Copy out the listing that follows, exact in every word, and skip the images.

________________________________________

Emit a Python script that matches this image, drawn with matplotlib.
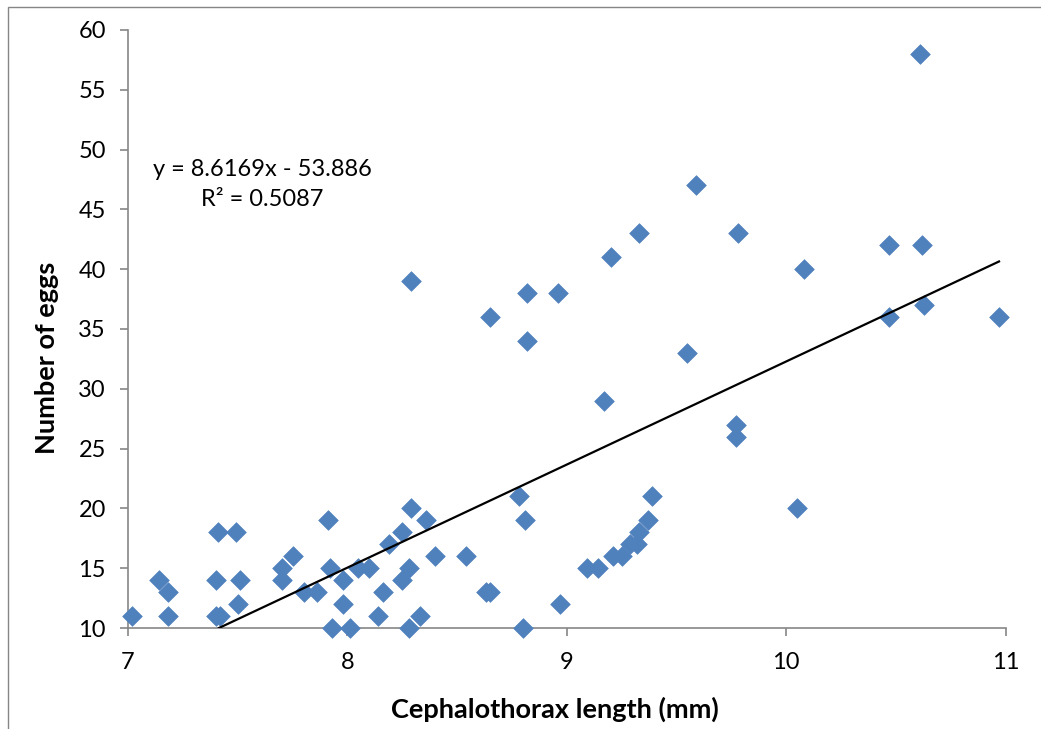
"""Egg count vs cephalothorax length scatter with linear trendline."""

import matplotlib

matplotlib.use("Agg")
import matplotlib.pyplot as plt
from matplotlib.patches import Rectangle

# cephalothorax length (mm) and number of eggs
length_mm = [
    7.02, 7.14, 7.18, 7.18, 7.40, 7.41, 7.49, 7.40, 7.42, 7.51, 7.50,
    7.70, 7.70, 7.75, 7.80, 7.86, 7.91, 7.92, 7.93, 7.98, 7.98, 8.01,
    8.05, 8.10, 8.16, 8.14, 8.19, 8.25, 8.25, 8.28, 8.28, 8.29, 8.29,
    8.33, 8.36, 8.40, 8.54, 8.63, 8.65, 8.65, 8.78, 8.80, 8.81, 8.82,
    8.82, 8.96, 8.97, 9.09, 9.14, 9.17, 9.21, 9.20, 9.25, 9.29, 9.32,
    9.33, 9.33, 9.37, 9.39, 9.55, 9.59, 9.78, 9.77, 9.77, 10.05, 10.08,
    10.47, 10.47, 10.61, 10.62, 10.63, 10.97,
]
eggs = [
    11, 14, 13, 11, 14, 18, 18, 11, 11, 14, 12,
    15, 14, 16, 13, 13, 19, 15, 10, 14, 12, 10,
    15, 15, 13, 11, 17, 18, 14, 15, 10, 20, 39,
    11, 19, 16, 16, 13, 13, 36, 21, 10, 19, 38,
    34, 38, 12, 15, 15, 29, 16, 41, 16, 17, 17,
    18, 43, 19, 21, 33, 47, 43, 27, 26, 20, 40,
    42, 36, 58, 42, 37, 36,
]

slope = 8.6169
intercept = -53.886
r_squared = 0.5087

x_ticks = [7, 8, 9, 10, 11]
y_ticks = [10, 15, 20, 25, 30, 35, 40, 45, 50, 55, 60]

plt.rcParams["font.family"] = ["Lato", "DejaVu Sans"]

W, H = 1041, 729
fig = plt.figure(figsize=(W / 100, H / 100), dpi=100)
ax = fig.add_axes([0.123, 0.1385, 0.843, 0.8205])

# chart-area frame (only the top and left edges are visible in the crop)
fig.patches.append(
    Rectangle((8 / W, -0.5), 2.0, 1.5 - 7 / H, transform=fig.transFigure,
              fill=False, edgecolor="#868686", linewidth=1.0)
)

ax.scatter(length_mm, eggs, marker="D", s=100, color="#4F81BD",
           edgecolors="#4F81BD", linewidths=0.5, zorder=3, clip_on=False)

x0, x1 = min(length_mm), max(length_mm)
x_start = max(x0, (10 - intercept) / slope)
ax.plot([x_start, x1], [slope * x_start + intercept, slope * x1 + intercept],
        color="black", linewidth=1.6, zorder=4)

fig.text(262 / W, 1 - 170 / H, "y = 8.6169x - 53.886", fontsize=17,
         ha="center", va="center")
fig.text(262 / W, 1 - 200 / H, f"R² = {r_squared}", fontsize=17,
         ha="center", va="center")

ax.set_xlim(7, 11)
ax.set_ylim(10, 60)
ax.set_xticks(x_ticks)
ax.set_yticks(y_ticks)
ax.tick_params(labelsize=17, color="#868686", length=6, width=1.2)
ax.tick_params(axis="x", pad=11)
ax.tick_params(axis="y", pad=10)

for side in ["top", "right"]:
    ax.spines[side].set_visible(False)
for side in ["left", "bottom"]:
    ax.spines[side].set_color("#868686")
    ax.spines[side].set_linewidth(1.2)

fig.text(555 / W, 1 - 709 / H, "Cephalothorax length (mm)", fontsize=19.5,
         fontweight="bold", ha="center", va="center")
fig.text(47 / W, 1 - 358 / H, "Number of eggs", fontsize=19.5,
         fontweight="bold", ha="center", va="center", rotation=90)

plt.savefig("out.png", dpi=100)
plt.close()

________________________________________

| Written response |
Emit a Python script that matches this image, drawn with matplotlib.
"""Egg count vs cephalothorax length scatter with linear trendline."""

import matplotlib

matplotlib.use("Agg")
import matplotlib.pyplot as plt
from matplotlib.patches import Rectangle

# cephalothorax length (mm) and number of eggs
length_mm = [
    7.02, 7.14, 7.18, 7.18, 7.40, 7.41, 7.49, 7.40, 7.42, 7.51, 7.50,
    7.70, 7.70, 7.75, 7.80, 7.86, 7.91, 7.92, 7.93, 7.98, 7.98, 8.01,
    8.05, 8.10, 8.16, 8.14, 8.19, 8.25, 8.25, 8.28, 8.28, 8.29, 8.29,
    8.33, 8.36, 8.40, 8.54, 8.63, 8.65, 8.65, 8.78, 8.80, 8.81, 8.82,
    8.82, 8.96, 8.97, 9.09, 9.14, 9.17, 9.21, 9.20, 9.25, 9.29, 9.32,
    9.33, 9.33, 9.37, 9.39, 9.55, 9.59, 9.78, 9.77, 9.77, 10.05, 10.08,
    10.47, 10.47, 10.61, 10.62, 10.63, 10.97,
]
eggs = [
    11, 14, 13, 11, 14, 18, 18, 11, 11, 14, 12,
    15, 14, 16, 13, 13, 19, 15, 10, 14, 12, 10,
    15, 15, 13, 11, 17, 18, 14, 15, 10, 20, 39,
    11, 19, 16, 16, 13, 13, 36, 21, 10, 19, 38,
    34, 38, 12, 15, 15, 29, 16, 41, 16, 17, 17,
    18, 43, 19, 21, 33, 47, 43, 27, 26, 20, 40,
    42, 36, 58, 42, 37, 36,
]

slope = 8.6169
intercept = -53.886
r_squared = 0.5087

x_ticks = [7, 8, 9, 10, 11]
y_ticks = [10, 15, 20, 25, 30, 35, 40, 45, 50, 55, 60]

plt.rcParams["font.family"] = ["Lato", "DejaVu Sans"]

W, H = 1041, 729
fig = plt.figure(figsize=(W / 100, H / 100), dpi=100)
ax = fig.add_axes([0.123, 0.1385, 0.843, 0.8205])

# chart-area frame (only the top and left edges are visible in the crop)
fig.patches.append(
    Rectangle((8 / W, -0.5), 2.0, 1.5 - 7 / H, transform=fig.transFigure,
              fill=False, edgecolor="#868686", linewidth=1.0)
)

ax.scatter(length_mm, eggs, marker="D", s=100, color="#4F81BD",
           edgecolors="#4F81BD", linewidths=0.5, zorder=3, clip_on=False)

x0, x1 = min(length_mm), max(length_mm)
x_start = max(x0, (10 - intercept) / slope)
ax.plot([x_start, x1], [slope * x_start + intercept, slope * x1 + intercept],
        color="black", linewidth=1.6, zorder=4)

fig.text(262 / W, 1 - 170 / H, "y = 8.6169x - 53.886", fontsize=17,
         ha="center", va="center")
fig.text(262 / W, 1 - 200 / H, f"R² = {r_squared}", fontsize=17,
         ha="center", va="center")

ax.set_xlim(7, 11)
ax.set_ylim(10, 60)
ax.set_xticks(x_ticks)
ax.set_yticks(y_ticks)
ax.tick_params(labelsize=17, color="#868686", length=6, width=1.2)
ax.tick_params(axis="x", pad=11)
ax.tick_params(axis="y", pad=10)

for side in ["top", "right"]:
    ax.spines[side].set_visible(False)
for side in ["left", "bottom"]:
    ax.spines[side].set_color("#868686")
    ax.spines[side].set_linewidth(1.2)

fig.text(555 / W, 1 - 709 / H, "Cephalothorax length (mm)", fontsize=19.5,
         fontweight="bold", ha="center", va="center")
fig.text(47 / W, 1 - 358 / H, "Number of eggs", fontsize=19.5,
         fontweight="bold", ha="center", va="center", rotation=90)

plt.savefig("out.png", dpi=100)
plt.close()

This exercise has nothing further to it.